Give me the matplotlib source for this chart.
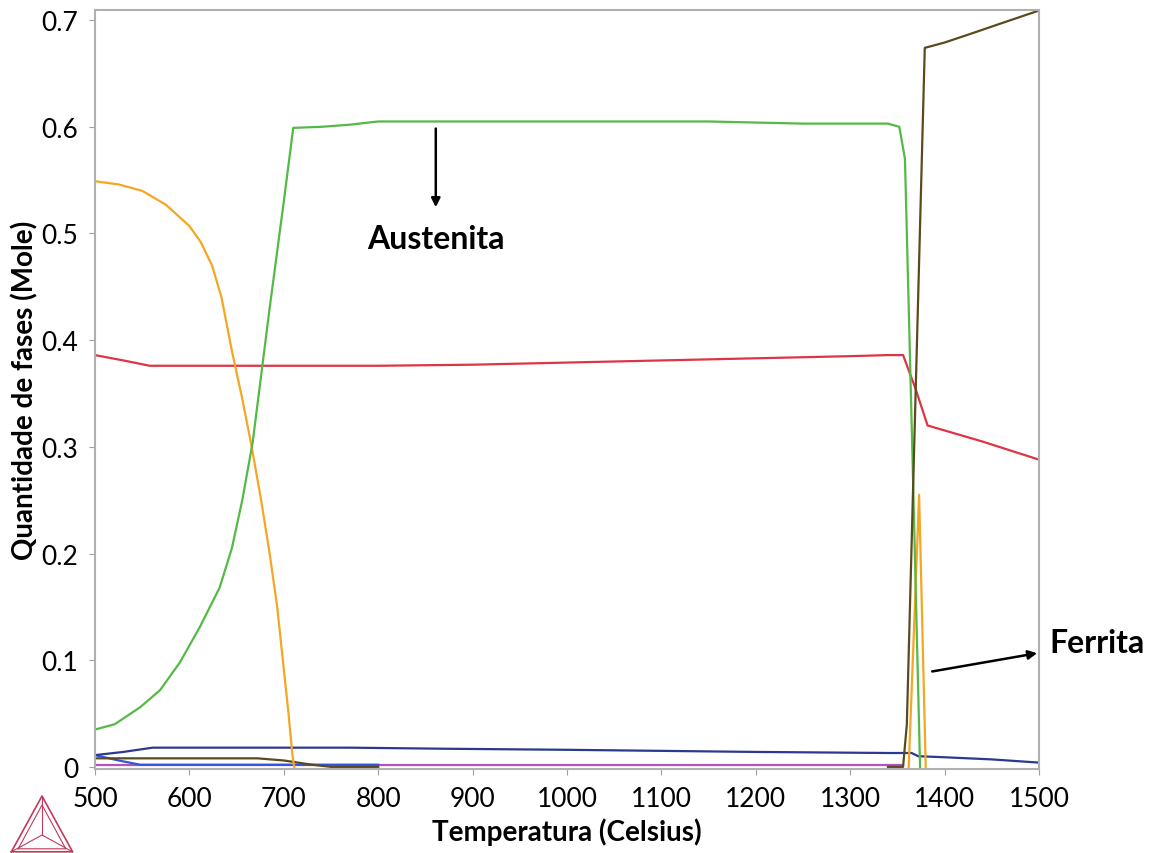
import numpy as np
import matplotlib
matplotlib.use("Agg")
import matplotlib.pyplot as plt

plt.rcParams['font.family'] = ['Lato', 'DejaVu Sans']

# austenita (green)
t_gamma = [500, 521, 548, 569, 590, 611, 632, 645, 656, 667, 685, 700, 710, 740, 770, 800,
           900, 1000, 1100, 1150, 1200, 1250, 1340, 1352, 1358, 1366, 1374]
v_gamma = [0.035, 0.040, 0.056, 0.072, 0.098, 0.131, 0.168, 0.205, 0.250, 0.304, 0.430,
           0.530, 0.599, 0.600, 0.602, 0.605, 0.605, 0.605, 0.605, 0.605, 0.604, 0.603,
           0.603, 0.600, 0.570, 0.290, 0.0]

# red phase
t_red = [500, 530, 558, 700, 800, 900, 1000, 1100, 1200, 1300, 1340, 1356, 1369, 1382, 1440, 1500]
v_red = [0.386, 0.381, 0.376, 0.376, 0.376, 0.377, 0.379, 0.381, 0.383, 0.385, 0.386,
         0.386, 0.355, 0.320, 0.305, 0.288]

# orange phase (two pieces, gap as nan)
t_orange = [500, 525, 550, 575, 600, 612, 624, 634, 645, 656, 666, 676, 685, 693, 699,
            705, 709, 711, np.nan, 1362, 1373, 1380]
v_orange = [0.549, 0.546, 0.540, 0.527, 0.507, 0.492, 0.470, 0.440, 0.390, 0.345, 0.300,
            0.250, 0.200, 0.150, 0.100, 0.050, 0.012, 0.0, np.nan, 0.0, 0.255, 0.0]

# olive/brown phase (high temperature)
t_brown = [1340, 1356, 1360, 1379, 1400, 1427, 1460, 1500]
v_brown = [0.0, 0.0, 0.040, 0.674, 0.679, 0.687, 0.697, 0.709]

# olive/brown phase (low temperature)
t_brown2 = [500, 600, 672, 700, 730, 750, 800]
v_brown2 = [0.008, 0.008, 0.008, 0.006, 0.002, 0.0, 0.0]

# navy phase
t_navy = [500, 530, 561, 700, 770, 870, 1000, 1100, 1150, 1200, 1340, 1365, 1372, 1400, 1450, 1500]
v_navy = [0.011, 0.014, 0.018, 0.018, 0.018, 0.017, 0.016, 0.015, 0.0145, 0.014,
          0.013, 0.013, 0.010, 0.009, 0.007, 0.004]

# blue phase
t_blue = [500, 525, 548, 600, 800]
v_blue = [0.011, 0.006, 0.002, 0.002, 0.002]

# magenta phase
t_mag = [500, 700, 900, 1100, 1300, 1356]
v_mag = [0.002, 0.002, 0.002, 0.002, 0.002, 0.002]

x_ticks = [500, 600, 700, 800, 900, 1000, 1100, 1200, 1300, 1400, 1500]
y_ticks = [0, 0.1, 0.2, 0.3, 0.4, 0.5, 0.6, 0.7]
y_ticklabels = ['0', '0.1', '0.2', '0.3', '0.4', '0.5', '0.6', '0.7']

fig = plt.figure(figsize=(11.62, 8.54), dpi=100)
ax = fig.add_axes([95 / 1162, 84 / 854, 944 / 1162, 759 / 854])

lw = 1.6
ax.plot(t_mag, v_mag, color='#b452c0', lw=lw)
ax.plot(t_blue, v_blue, color='#3355dd', lw=lw)
ax.plot(t_brown2, v_brown2, color='#5a4a1e', lw=lw)
ax.plot(t_navy, v_navy, color='#2b3990', lw=lw)
ax.plot(t_red, v_red, color='#dc3545', lw=lw)
ax.plot(t_orange, v_orange, color='#f5a623', lw=lw)
ax.plot(t_gamma, v_gamma, color='#55b947', lw=lw)
ax.plot(t_brown, v_brown, color='#5a4a1e', lw=lw)

ax.set_xlim(500, 1500)
ax.set_ylim(-0.002, 0.7095)
ax.set_xticks(x_ticks)
ax.set_yticks(y_ticks)
ax.set_yticklabels(y_ticklabels)
ax.tick_params(axis='both', labelsize=19, length=4, color='#a0a0a0', pad=8)

for s in ax.spines.values():
    s.set_color('#b0b0b0')
    s.set_linewidth(1.5)

ax.set_xlabel('Temperatura (Celsius)', fontsize=20, fontweight='bold', labelpad=5)
ax.set_ylabel('Quantidade de fases (Mole)', fontsize=20, fontweight='bold', labelpad=2)

# annotations
ax.annotate('', xy=(861, 0.522), xytext=(861, 0.601),
            arrowprops=dict(arrowstyle='-|>', color='black', lw=1.8, mutation_scale=13))
ax.text(861, 0.495, 'Austenita', fontsize=23, fontweight='bold', ha='center', va='center')

ax.annotate('', xy=(1501, 0.107), xytext=(1384, 0.089), annotation_clip=False,
            arrowprops=dict(arrowstyle='-|>', color='black', lw=1.8, mutation_scale=13))
ax.text(1511, 0.117, 'Ferrita', fontsize=23, fontweight='bold', ha='left', va='center',
        clip_on=False)

# logo (small triangle mark, bottom-left)
lg = fig.add_axes([8 / 1162, 0, 68 / 1162, 60 / 854])
lg.set_xlim(0, 1)
lg.set_ylim(0, 1)
lg.axis('off')
c = '#c03a5e'
lg.plot([0.05, 0.5, 0.95, 0.05], [0.02, 0.95, 0.02, 0.02], color=c, lw=1.2)
lg.plot([0.15, 0.5, 0.85, 0.15], [0.07, 0.80, 0.07, 0.07], color=c, lw=0.8)
lg.plot([0.5, 0.5], [0.95, 0.3], color=c, lw=0.8)
lg.plot([0.05, 0.5, 0.95], [0.02, 0.3, 0.02], color=c, lw=0.8)

fig.savefig('out.png', dpi=100)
☆ ☆ ☆
What you have to do. Repeat the listing above up to and including the line with "plt.rcParams['font.family'] = ['Lato', 'DejaVu", starting from its first line. Drop any pictures.

Task answer.
Give me the matplotlib source for this chart.
import numpy as np
import matplotlib
matplotlib.use("Agg")
import matplotlib.pyplot as plt

plt.rcParams['font.family'] = ['Lato', 'DejaVu Sans']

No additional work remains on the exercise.